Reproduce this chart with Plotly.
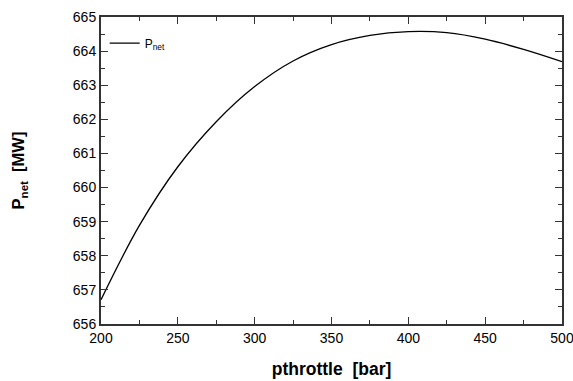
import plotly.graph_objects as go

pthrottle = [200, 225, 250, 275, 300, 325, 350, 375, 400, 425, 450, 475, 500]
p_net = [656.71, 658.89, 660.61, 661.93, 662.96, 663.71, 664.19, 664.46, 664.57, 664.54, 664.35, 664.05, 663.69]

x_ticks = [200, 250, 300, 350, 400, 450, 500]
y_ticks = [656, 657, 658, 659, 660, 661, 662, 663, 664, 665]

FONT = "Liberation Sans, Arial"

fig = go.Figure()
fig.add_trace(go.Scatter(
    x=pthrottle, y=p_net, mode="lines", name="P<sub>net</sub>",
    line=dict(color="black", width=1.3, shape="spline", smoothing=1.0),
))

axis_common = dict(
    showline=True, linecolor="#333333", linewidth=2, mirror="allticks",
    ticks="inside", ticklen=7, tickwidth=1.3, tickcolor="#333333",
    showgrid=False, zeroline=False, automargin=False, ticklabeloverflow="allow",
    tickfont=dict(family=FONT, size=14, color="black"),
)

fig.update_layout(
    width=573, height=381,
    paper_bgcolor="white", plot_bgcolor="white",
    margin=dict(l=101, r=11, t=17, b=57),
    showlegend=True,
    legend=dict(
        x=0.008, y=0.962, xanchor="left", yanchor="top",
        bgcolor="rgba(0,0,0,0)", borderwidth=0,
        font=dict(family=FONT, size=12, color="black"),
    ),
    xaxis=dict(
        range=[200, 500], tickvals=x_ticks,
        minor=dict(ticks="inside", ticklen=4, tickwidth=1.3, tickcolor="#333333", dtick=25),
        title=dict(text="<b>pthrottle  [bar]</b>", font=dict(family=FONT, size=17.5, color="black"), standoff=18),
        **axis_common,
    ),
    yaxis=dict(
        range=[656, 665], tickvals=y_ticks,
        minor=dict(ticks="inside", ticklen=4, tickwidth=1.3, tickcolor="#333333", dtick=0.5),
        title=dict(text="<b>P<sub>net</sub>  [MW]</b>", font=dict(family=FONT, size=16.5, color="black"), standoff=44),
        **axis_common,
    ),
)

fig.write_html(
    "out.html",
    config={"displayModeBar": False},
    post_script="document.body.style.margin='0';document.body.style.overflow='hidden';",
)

───

Given task: Output all of the data exactly as it stands, minus any images.

Response to the exercise:
Reproduce this chart with Plotly.
import plotly.graph_objects as go

pthrottle = [200, 225, 250, 275, 300, 325, 350, 375, 400, 425, 450, 475, 500]
p_net = [656.71, 658.89, 660.61, 661.93, 662.96, 663.71, 664.19, 664.46, 664.57, 664.54, 664.35, 664.05, 663.69]

x_ticks = [200, 250, 300, 350, 400, 450, 500]
y_ticks = [656, 657, 658, 659, 660, 661, 662, 663, 664, 665]

FONT = "Liberation Sans, Arial"

fig = go.Figure()
fig.add_trace(go.Scatter(
    x=pthrottle, y=p_net, mode="lines", name="P<sub>net</sub>",
    line=dict(color="black", width=1.3, shape="spline", smoothing=1.0),
))

axis_common = dict(
    showline=True, linecolor="#333333", linewidth=2, mirror="allticks",
    ticks="inside", ticklen=7, tickwidth=1.3, tickcolor="#333333",
    showgrid=False, zeroline=False, automargin=False, ticklabeloverflow="allow",
    tickfont=dict(family=FONT, size=14, color="black"),
)

fig.update_layout(
    width=573, height=381,
    paper_bgcolor="white", plot_bgcolor="white",
    margin=dict(l=101, r=11, t=17, b=57),
    showlegend=True,
    legend=dict(
        x=0.008, y=0.962, xanchor="left", yanchor="top",
        bgcolor="rgba(0,0,0,0)", borderwidth=0,
        font=dict(family=FONT, size=12, color="black"),
    ),
    xaxis=dict(
        range=[200, 500], tickvals=x_ticks,
        minor=dict(ticks="inside", ticklen=4, tickwidth=1.3, tickcolor="#333333", dtick=25),
        title=dict(text="<b>pthrottle  [bar]</b>", font=dict(family=FONT, size=17.5, color="black"), standoff=18),
        **axis_common,
    ),
    yaxis=dict(
        range=[656, 665], tickvals=y_ticks,
        minor=dict(ticks="inside", ticklen=4, tickwidth=1.3, tickcolor="#333333", dtick=0.5),
        title=dict(text="<b>P<sub>net</sub>  [MW]</b>", font=dict(family=FONT, size=16.5, color="black"), standoff=44),
        **axis_common,
    ),
)

fig.write_html(
    "out.html",
    config={"displayModeBar": False},
    post_script="document.body.style.margin='0';document.body.style.overflow='hidden';",
)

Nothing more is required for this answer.